Figure scripts
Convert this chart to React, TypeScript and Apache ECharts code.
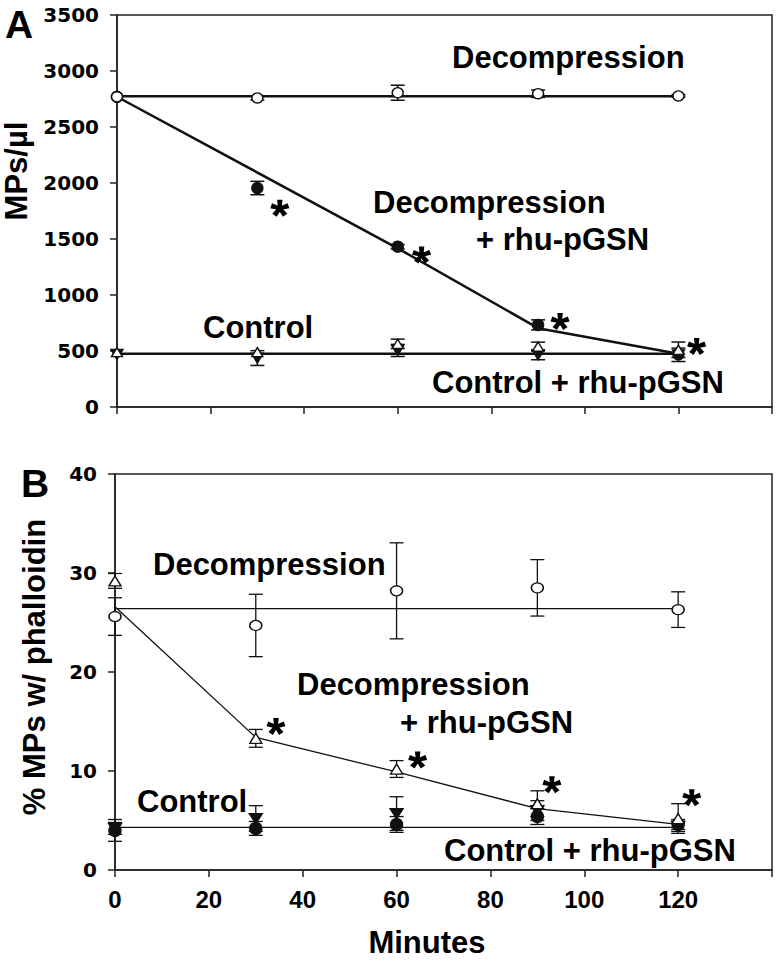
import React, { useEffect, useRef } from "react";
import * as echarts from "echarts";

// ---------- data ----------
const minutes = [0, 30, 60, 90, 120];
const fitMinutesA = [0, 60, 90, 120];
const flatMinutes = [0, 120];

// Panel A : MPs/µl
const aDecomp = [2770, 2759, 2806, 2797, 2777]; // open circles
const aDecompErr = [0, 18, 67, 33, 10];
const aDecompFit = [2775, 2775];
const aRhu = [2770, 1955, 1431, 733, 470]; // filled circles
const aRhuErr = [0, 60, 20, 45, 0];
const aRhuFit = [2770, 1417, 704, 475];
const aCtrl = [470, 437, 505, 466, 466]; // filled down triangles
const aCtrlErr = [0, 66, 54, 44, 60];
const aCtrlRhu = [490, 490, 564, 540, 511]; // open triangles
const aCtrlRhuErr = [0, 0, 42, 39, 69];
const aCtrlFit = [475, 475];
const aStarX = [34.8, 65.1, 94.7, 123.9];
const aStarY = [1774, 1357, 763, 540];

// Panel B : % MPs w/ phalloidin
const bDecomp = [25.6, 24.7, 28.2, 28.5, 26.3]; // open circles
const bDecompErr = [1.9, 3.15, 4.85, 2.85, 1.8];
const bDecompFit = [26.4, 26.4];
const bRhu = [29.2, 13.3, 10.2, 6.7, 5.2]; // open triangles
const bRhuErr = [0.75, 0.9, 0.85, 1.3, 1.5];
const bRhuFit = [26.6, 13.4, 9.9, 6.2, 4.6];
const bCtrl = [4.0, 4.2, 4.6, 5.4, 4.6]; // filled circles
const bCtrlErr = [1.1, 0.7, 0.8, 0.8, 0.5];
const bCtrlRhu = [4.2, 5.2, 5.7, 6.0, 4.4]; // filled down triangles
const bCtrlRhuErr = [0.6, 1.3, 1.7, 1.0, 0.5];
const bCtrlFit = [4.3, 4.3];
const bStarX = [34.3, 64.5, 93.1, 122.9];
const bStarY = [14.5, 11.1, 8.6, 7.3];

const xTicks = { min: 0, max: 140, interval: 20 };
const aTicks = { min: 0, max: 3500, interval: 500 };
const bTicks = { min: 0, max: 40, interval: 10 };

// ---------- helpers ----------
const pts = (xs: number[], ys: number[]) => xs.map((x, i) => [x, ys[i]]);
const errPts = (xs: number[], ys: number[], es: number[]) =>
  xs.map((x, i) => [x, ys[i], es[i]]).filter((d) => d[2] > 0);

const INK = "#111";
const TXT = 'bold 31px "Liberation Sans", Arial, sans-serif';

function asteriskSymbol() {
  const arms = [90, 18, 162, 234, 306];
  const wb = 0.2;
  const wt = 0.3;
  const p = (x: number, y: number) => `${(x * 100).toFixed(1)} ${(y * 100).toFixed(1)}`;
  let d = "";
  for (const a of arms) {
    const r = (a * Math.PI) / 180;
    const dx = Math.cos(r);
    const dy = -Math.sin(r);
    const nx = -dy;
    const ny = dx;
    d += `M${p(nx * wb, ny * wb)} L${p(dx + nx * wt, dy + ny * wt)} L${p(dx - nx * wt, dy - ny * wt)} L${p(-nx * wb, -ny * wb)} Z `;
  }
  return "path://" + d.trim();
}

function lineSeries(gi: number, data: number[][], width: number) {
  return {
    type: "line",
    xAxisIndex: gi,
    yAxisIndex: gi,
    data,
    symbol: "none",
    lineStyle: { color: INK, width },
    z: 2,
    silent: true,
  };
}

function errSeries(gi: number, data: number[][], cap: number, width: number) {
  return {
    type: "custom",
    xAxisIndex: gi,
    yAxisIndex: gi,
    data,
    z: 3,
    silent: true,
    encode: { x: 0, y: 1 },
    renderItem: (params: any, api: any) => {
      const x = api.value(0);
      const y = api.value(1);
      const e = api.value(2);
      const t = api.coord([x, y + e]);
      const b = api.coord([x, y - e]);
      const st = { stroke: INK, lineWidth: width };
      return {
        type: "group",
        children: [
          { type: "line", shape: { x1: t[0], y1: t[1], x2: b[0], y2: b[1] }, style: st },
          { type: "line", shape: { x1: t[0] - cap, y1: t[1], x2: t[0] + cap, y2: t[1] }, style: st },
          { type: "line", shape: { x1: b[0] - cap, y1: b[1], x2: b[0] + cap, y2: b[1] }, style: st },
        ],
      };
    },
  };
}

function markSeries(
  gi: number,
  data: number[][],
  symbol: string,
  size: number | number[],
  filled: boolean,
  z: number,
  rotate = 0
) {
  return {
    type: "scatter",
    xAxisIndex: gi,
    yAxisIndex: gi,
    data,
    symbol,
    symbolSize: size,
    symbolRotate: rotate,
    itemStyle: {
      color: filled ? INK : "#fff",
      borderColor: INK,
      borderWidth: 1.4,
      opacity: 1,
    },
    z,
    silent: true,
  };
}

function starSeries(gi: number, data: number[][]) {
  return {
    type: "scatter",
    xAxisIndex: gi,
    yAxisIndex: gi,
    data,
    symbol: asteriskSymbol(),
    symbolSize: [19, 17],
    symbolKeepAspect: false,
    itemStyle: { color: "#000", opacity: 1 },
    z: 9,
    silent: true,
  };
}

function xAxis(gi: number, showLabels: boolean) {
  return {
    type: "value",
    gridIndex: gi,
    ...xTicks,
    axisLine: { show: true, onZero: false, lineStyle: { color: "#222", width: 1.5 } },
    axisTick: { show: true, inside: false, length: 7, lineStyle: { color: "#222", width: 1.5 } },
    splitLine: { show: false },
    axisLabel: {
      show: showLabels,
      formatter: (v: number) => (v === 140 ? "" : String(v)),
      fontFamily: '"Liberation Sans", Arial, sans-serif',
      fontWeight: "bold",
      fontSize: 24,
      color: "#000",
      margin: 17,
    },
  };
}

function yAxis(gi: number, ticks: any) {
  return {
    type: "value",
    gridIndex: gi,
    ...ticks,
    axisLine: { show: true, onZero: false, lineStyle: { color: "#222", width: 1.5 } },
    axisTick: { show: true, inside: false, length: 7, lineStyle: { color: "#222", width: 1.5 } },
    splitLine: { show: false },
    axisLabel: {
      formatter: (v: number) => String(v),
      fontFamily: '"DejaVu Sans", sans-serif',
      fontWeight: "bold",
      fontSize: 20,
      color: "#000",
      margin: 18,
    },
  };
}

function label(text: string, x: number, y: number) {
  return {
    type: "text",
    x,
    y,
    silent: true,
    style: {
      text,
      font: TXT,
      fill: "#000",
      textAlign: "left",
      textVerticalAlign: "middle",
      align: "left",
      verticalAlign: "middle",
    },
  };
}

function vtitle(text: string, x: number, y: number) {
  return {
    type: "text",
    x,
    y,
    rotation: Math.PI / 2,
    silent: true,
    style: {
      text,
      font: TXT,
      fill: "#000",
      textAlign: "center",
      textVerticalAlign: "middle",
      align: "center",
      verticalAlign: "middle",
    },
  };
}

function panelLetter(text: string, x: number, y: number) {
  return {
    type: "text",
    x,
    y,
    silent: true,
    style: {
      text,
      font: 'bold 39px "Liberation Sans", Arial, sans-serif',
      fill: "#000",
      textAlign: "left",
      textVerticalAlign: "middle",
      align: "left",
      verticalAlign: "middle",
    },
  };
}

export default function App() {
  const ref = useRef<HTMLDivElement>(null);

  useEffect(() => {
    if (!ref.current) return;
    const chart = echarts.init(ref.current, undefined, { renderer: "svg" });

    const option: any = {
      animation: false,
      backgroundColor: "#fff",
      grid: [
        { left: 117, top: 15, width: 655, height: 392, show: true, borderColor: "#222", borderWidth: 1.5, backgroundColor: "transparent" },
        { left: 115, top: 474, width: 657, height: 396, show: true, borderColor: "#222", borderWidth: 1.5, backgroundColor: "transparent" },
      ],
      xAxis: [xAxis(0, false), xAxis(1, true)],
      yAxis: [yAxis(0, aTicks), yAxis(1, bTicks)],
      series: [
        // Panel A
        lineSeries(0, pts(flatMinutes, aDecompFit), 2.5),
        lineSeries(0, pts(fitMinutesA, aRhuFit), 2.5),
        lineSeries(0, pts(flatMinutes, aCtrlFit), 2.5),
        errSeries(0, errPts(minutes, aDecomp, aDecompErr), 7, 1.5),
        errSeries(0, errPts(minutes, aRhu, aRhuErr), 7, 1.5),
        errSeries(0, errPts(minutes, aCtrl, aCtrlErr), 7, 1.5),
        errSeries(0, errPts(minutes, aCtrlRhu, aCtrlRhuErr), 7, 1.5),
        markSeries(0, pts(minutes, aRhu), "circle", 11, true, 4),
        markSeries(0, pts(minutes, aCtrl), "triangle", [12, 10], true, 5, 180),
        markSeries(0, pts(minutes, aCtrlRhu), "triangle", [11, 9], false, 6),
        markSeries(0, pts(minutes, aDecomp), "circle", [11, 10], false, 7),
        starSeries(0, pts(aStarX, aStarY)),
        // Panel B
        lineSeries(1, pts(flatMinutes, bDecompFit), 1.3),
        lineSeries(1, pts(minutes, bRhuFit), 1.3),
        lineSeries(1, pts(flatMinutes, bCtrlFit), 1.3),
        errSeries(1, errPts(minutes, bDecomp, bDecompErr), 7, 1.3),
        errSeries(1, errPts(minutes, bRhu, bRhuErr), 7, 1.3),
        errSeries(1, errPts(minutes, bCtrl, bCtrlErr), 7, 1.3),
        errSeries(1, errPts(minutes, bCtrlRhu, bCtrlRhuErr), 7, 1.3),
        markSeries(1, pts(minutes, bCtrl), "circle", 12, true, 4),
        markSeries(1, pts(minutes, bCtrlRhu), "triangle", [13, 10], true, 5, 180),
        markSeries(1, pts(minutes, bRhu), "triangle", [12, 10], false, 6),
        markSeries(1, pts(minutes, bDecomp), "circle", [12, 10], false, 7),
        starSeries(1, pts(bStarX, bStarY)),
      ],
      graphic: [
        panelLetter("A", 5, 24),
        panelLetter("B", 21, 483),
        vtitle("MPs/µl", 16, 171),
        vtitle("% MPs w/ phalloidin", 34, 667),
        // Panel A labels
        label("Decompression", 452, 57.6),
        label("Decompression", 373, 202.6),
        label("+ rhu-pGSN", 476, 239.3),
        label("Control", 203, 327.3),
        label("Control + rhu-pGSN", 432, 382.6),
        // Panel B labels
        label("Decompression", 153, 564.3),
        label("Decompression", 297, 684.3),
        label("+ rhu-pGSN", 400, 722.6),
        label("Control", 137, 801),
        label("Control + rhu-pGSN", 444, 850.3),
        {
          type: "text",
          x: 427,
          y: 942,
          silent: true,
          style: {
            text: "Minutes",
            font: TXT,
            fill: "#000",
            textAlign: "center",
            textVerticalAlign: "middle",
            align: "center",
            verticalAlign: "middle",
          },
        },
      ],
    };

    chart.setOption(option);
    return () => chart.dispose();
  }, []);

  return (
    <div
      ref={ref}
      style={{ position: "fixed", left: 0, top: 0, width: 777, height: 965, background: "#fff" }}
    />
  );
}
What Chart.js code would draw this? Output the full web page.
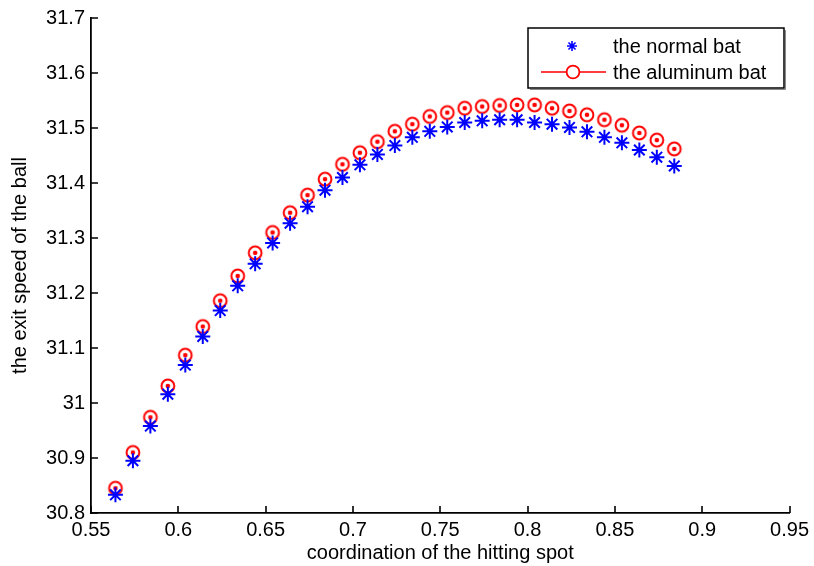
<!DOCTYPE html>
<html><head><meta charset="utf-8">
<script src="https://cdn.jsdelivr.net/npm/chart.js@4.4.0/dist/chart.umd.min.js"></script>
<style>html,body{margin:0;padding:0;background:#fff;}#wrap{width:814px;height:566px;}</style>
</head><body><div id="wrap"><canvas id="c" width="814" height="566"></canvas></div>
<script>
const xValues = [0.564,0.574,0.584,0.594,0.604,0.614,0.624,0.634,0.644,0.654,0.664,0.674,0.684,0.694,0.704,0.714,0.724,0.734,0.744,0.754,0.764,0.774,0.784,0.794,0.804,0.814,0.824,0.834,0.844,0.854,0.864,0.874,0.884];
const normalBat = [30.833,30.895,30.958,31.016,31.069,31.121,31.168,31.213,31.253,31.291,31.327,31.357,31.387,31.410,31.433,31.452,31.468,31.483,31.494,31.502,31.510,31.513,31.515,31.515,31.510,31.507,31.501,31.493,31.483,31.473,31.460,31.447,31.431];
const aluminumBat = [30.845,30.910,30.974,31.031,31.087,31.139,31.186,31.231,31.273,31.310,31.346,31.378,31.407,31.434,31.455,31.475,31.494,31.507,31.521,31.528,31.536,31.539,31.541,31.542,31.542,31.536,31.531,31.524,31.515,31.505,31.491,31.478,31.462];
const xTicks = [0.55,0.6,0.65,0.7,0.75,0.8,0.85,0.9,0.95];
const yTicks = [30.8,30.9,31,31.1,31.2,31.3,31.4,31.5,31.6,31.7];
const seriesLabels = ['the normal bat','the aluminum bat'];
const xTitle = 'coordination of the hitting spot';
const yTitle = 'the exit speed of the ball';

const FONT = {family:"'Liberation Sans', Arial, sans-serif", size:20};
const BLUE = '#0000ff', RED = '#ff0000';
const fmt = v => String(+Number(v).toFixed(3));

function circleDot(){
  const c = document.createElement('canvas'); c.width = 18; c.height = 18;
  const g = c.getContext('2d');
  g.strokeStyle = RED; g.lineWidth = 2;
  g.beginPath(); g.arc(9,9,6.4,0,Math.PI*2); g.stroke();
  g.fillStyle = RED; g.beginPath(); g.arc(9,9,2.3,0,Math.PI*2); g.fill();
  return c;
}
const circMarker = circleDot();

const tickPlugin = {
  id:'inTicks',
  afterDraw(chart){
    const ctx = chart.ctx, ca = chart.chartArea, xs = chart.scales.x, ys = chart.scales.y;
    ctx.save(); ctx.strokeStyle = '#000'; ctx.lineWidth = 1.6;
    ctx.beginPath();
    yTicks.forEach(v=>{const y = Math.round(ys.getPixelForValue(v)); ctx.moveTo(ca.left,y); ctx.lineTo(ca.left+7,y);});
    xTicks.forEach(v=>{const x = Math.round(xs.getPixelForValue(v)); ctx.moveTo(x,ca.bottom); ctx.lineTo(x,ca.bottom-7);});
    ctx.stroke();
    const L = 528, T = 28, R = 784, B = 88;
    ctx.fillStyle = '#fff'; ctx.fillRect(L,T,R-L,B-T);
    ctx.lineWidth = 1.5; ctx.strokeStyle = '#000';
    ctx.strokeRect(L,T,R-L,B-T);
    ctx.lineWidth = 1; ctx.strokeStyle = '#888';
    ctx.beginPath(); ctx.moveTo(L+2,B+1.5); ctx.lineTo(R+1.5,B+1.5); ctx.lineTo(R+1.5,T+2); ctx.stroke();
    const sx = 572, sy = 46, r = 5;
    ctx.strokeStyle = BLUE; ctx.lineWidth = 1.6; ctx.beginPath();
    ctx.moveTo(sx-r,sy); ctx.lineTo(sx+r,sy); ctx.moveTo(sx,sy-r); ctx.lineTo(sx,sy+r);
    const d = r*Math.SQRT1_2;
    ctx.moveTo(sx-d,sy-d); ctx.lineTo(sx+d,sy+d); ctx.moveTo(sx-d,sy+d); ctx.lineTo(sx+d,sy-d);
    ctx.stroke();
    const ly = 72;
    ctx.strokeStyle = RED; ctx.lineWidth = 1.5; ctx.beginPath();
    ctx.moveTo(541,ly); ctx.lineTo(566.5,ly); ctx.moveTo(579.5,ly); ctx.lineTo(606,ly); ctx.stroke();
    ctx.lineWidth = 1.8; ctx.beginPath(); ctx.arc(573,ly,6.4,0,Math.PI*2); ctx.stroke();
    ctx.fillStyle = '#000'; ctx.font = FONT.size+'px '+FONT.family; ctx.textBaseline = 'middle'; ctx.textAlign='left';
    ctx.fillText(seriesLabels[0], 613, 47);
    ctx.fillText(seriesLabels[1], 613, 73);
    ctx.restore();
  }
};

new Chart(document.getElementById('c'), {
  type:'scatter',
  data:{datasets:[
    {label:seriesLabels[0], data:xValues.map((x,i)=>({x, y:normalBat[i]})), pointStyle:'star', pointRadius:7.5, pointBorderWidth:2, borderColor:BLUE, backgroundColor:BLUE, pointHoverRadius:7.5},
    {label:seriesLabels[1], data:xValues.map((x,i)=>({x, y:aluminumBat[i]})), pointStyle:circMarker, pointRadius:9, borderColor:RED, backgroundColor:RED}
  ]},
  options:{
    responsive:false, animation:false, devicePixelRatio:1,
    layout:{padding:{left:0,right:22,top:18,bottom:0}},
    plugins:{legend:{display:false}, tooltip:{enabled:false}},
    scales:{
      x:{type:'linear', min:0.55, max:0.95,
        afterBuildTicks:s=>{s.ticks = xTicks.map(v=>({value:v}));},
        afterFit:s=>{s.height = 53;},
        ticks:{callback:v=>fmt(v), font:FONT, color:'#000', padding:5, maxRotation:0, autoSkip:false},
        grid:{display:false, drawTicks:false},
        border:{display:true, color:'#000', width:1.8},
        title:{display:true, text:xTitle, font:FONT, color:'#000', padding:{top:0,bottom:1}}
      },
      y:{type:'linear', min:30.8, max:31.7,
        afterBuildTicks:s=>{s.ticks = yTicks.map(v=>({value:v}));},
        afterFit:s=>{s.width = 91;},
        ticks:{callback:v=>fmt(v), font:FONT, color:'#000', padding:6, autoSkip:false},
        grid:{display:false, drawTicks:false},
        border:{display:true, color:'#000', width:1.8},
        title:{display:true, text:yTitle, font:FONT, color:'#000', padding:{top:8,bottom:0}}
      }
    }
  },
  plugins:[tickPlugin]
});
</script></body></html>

» **TASK BRIEF**: Start at the line containing "What Chart.js code" and stop at the line containing "const fmt = v"; transcribe those lines exactly, skipping pictures.

» **SOLUTION TO THE PROBLEM**:
What Chart.js code would draw this? Output the full web page.
<!DOCTYPE html>
<html><head><meta charset="utf-8">
<script src="https://cdn.jsdelivr.net/npm/chart.js@4.4.0/dist/chart.umd.min.js"></script>
<style>html,body{margin:0;padding:0;background:#fff;}#wrap{width:814px;height:566px;}</style>
</head><body><div id="wrap"><canvas id="c" width="814" height="566"></canvas></div>
<script>
const xValues = [0.564,0.574,0.584,0.594,0.604,0.614,0.624,0.634,0.644,0.654,0.664,0.674,0.684,0.694,0.704,0.714,0.724,0.734,0.744,0.754,0.764,0.774,0.784,0.794,0.804,0.814,0.824,0.834,0.844,0.854,0.864,0.874,0.884];
const normalBat = [30.833,30.895,30.958,31.016,31.069,31.121,31.168,31.213,31.253,31.291,31.327,31.357,31.387,31.410,31.433,31.452,31.468,31.483,31.494,31.502,31.510,31.513,31.515,31.515,31.510,31.507,31.501,31.493,31.483,31.473,31.460,31.447,31.431];
const aluminumBat = [30.845,30.910,30.974,31.031,31.087,31.139,31.186,31.231,31.273,31.310,31.346,31.378,31.407,31.434,31.455,31.475,31.494,31.507,31.521,31.528,31.536,31.539,31.541,31.542,31.542,31.536,31.531,31.524,31.515,31.505,31.491,31.478,31.462];
const xTicks = [0.55,0.6,0.65,0.7,0.75,0.8,0.85,0.9,0.95];
const yTicks = [30.8,30.9,31,31.1,31.2,31.3,31.4,31.5,31.6,31.7];
const seriesLabels = ['the normal bat','the aluminum bat'];
const xTitle = 'coordination of the hitting spot';
const yTitle = 'the exit speed of the ball';

const FONT = {family:"'Liberation Sans', Arial, sans-serif", size:20};
const BLUE = '#0000ff', RED = '#ff0000';
const fmt = v => String(+Number(v).toFixed(3));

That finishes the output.